December 11, 2016: Love, Mind-Hacks, and the Holiday Season of Good Will

Love is not the result of antecedents, behaviors, and consequences. Love simply is, and is easily found in an unencumbered mind and being—in the rich emptiness. The path to get there can be messy and involve many tributaries, including much theater and the illusion of paths to get there. Hoo-nōs

Our paths to find Love, in spite of the theater involved, cannot be summarily dismissed. We have A Great Playground in which to delight. The trick is to not believe A Great Playground itself is Love, but simply an arena in which Love can play. However, there are consequences if we lose our way and get hacked by the rules of antecedents, behaviors, and consequences (is it behaviors alone?). How can we tell? When we are strident—dogmatic—in applying our rules of engagement, we create a class of winners and losers. Love is not about class or winners and losers, those entities are the product of a hacked mind. The question is not about “tis better to have loved and lost, than to not have loved at all” (another example of a mind-hack proposition), it is about how free we are. How can we tell how free we are? Can we let go of those who do not want to play the way we do? Or do we think that we have to let go of our play, to play the way others want? The former question can be leaden with sadness (a mind-hack that can remind us about how not to be hacked?) while the latter question supposes we must play by another’s rules to know Love (a mind-hack that can remind us about how not to be hacked?).

Perhaps there are many rules, many antecedents, many behaviors, many consequences—it’s called diversity—that are afoot and from which we can freely choose if we’re unencumbered. That state of unencumberedness does not mean preference-free, it means dogma-free. Or—let’s try this phrase—beginning, again, with a premise-free zone (that language could give one a headache).

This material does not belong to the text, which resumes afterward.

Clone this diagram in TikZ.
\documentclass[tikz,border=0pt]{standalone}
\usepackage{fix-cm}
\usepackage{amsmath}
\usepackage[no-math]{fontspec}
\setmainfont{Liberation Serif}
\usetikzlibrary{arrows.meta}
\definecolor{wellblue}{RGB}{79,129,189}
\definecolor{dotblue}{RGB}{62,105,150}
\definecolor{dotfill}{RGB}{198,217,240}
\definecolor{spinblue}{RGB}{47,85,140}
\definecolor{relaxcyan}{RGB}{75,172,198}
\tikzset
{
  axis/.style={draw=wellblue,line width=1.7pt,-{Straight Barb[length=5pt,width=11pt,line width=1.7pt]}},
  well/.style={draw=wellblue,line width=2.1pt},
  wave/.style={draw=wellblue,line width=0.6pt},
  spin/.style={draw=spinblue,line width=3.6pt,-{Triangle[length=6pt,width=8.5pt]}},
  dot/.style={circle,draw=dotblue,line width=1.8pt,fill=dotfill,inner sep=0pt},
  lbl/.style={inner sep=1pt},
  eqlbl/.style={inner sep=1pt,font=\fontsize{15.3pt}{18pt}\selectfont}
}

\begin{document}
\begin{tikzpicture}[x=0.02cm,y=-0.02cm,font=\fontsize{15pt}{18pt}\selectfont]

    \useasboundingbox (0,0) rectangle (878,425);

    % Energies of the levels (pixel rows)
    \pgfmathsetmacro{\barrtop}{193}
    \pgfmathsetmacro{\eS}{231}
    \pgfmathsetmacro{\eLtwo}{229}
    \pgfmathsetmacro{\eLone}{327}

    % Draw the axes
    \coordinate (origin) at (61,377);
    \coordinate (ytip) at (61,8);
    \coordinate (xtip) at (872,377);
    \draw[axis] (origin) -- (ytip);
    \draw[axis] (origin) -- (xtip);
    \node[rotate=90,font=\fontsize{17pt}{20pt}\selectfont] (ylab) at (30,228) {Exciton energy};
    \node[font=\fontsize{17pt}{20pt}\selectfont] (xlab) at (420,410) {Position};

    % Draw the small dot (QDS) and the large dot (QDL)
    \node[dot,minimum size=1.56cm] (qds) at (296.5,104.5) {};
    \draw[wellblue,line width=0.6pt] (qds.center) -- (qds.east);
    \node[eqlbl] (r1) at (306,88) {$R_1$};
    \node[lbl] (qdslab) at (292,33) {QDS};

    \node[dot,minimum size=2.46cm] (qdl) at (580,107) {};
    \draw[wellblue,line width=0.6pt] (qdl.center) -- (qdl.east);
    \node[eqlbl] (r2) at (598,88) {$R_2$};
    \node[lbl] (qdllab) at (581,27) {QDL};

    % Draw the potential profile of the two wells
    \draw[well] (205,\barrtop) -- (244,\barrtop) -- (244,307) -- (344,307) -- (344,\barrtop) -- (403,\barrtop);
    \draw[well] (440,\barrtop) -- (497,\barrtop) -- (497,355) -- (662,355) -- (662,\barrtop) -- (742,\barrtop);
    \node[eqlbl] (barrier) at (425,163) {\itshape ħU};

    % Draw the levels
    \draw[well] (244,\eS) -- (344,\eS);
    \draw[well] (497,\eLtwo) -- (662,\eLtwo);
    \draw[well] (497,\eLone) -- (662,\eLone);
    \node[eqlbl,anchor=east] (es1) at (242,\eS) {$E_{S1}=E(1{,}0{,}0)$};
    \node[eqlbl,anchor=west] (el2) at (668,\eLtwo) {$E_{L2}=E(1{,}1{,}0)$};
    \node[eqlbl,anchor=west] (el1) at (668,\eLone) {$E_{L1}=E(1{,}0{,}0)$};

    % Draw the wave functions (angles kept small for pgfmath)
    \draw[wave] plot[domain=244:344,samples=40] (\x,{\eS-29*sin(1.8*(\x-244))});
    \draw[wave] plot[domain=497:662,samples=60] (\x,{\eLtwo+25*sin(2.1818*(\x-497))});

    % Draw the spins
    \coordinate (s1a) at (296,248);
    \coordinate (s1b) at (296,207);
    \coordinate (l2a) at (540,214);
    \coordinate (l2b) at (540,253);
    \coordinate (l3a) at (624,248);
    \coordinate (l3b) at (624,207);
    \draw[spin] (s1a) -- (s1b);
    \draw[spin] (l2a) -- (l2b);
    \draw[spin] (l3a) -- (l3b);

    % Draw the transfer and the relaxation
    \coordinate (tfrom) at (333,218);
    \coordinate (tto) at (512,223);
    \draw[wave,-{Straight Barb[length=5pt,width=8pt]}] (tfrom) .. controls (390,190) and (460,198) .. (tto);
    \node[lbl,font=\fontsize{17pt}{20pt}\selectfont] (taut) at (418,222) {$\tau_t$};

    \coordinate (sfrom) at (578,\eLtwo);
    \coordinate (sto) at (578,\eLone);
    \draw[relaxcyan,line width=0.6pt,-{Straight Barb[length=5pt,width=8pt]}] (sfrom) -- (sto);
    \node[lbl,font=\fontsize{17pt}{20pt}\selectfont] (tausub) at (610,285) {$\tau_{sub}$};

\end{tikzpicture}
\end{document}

It’s the season of good will (when will it not be just a season?). May we understand the difference between dogma and preference and may we practice the latter and eschew the former. And in our preferences, may we change if we prefer even while accepting that others may not agree to play. Most of all, even in enjoying A Great Playground, may we journey unencumbered (mostly anyway) and full of wonder and delight (mostly anyway). Perhaps we shall find some along the way who are also unencumbered and full of wonder and delight (mostly anyway). Perhaps we will find one who will stay and with whom we can stay while we journey and play and practice being unencumbered and full of wonder and delight. However, what really is afoot, what runs through all theater, through all hope, through all desires, through all of A Great Playground, realized or not, is Love. Too sappy—a mind-hack itself? Find a hack-free zone, a premise-free zone, a safe place to begin again. And even if it takes language and perspective to describe such a “place,” it’s our deeds that tell the tale—and perhaps our behaviors are best when we start with beingness instead of entanglements.